Eventually [McCaffery] returned to Mossley and was employed in a Stalybridge cotton mill as a piecer. It was this job that he left on October 10th 1860 to take the Queen's shilling and enlist in the 32nd (Cornwall) Regiment of Foot (Light Infantry). After enlistment he was sent to Fulwood to train with 11 Depot Battalion and then posted to 12 Coy, the 32nd Regiment. (Lancashire Infantry Museum)

The Lancashire Cotton Famine, also known as the Cotton Famine or the Cotton Panic (1861–65), was a depression in the textile industry of North West England, brought about by overproduction in a time of contracting world markets. It coincided with the interruption of baled cotton imports caused by the American Civil War and speculators buying up new stock for storage in the shipping warehouses at the entrepôt.

The boom years of 1859 and 1860 had produced more woven cotton than could be sold and a cutback in production was needed. The situation was exacerbated by an overabundance of raw cotton held in the warehouses and dockyards of the ports and the market was flooded with finished goods, causing the price to collapse, while at the same time the demand for raw cotton fell. The price for raw cotton increased by several hundred percent due to blockade and lack of imports.
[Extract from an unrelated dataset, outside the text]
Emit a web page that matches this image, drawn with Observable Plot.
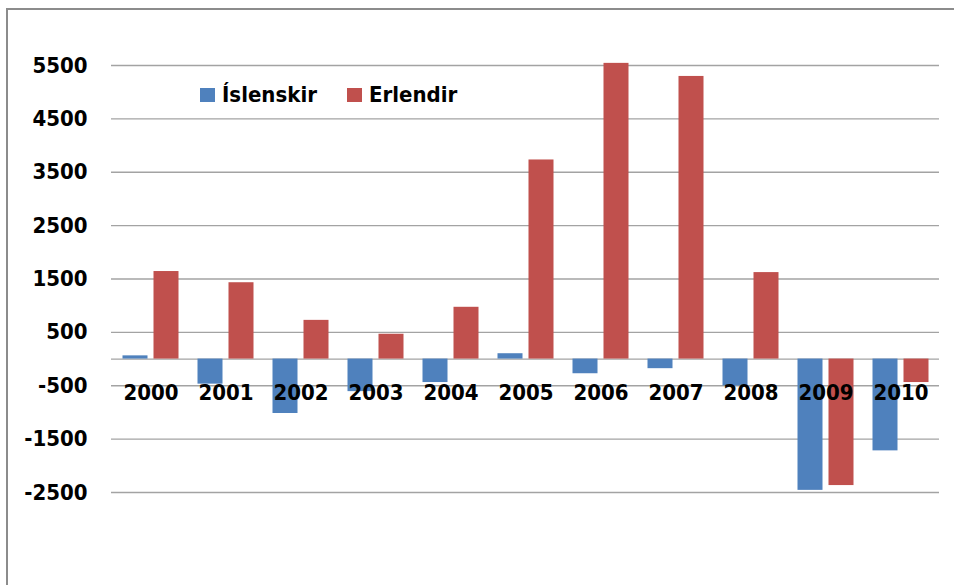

The inaccessibility of raw cotton and the difficult trading conditions caused a change in the social circumstances of the Lancashire region's extensive cotton mill workforce. Factory owners no longer bought large quantities of raw cotton to process and large parts of Lancashire and the surrounding areas' workers became unemployed and went from being the most prosperous workers in Britain to the most impoverished. (Lancashire Cotton Famine, Wikipedia)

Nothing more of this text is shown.